Lalu pelajaran apa yang kita dapatkan dari kisah Ken Arok dan Ken Dedes ini? Bahwasanya untuk menjadi orang besar bukanlah didapat dari untung-untungan dan nasib baik belaka. Diperlukan tekad kuat atau Adhiṭṭhāna yang dirintis dari kehidupan sebelumnya. Selanjutnya keistimewaan merupakan syarat mutlak yang didambakan masyarakat Jawa, yang harus ada dalam diri seorang pemimpin atau leluhurnya. Filsafat Jawa meyakini seorang raja atau permaisuri adalah pilihan Dewa. Pilihan itu ada dalam diri Ken Arok dan Ken Dedes.
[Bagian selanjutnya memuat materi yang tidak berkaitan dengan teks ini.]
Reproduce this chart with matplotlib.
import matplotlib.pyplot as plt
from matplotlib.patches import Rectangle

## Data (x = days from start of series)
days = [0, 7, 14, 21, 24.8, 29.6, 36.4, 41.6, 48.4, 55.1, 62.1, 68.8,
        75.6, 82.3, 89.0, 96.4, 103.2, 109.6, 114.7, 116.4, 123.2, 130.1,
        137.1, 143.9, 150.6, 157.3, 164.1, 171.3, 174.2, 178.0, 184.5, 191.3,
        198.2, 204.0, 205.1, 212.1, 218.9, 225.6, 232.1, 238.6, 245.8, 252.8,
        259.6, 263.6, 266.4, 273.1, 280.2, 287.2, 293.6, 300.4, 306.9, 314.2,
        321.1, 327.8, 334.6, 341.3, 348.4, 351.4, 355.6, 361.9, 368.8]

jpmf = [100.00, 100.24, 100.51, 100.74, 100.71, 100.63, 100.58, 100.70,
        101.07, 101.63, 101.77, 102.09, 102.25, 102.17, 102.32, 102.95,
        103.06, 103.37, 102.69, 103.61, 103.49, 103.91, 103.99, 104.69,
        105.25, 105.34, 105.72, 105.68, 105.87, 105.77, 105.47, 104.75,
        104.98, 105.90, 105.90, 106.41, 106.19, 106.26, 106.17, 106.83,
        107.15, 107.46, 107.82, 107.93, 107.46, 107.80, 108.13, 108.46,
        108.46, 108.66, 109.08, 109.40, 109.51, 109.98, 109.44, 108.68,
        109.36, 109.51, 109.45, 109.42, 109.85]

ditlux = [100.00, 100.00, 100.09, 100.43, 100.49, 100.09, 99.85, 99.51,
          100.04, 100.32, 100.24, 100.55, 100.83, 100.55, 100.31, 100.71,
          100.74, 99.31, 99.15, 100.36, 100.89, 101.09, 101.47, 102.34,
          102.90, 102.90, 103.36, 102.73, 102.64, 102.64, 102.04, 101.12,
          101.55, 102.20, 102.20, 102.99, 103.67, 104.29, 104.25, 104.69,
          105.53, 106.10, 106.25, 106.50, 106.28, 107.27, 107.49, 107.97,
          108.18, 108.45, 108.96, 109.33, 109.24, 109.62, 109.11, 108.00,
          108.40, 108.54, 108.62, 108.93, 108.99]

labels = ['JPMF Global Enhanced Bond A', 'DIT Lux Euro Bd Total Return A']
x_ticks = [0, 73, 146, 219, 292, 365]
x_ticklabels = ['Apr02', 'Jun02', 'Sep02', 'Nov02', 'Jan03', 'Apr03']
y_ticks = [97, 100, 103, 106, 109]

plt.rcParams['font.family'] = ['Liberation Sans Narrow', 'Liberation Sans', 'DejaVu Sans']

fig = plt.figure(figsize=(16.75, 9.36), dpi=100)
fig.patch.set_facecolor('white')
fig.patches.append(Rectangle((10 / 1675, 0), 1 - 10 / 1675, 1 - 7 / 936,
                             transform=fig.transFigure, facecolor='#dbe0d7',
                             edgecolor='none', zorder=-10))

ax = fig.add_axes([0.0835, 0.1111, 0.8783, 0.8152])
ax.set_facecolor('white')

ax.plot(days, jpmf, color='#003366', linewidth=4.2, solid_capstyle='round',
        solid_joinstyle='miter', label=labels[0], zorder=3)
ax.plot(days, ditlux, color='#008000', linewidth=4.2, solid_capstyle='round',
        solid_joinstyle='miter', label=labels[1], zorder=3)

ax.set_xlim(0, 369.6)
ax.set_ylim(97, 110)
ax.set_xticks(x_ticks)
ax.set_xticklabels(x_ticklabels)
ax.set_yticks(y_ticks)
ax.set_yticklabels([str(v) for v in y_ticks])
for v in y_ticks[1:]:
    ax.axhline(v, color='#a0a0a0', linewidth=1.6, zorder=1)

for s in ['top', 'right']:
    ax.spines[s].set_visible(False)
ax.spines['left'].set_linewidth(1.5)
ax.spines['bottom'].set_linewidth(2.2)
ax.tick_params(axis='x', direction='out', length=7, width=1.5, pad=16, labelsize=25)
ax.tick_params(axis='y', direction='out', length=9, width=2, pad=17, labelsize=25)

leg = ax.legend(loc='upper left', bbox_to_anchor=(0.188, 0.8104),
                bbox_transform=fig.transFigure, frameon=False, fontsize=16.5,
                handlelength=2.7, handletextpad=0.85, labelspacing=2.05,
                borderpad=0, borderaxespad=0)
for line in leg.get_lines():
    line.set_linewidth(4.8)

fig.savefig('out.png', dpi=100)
Marka dan penanda-lahir seperti gambar roda pada telapak tangan serta aurat yang bersinar, sebenarnya mengambil inspirasi marka dan tanda manusia agung seperti yang dimiliki seorang Calon Buddha dan tujuh pusakanya. Dan terakhir hukum tabur-tuai berlaku bagi si pembuat kejahatan: "Barang siapa menabur angin, dia sendiri yang akan menuai badai."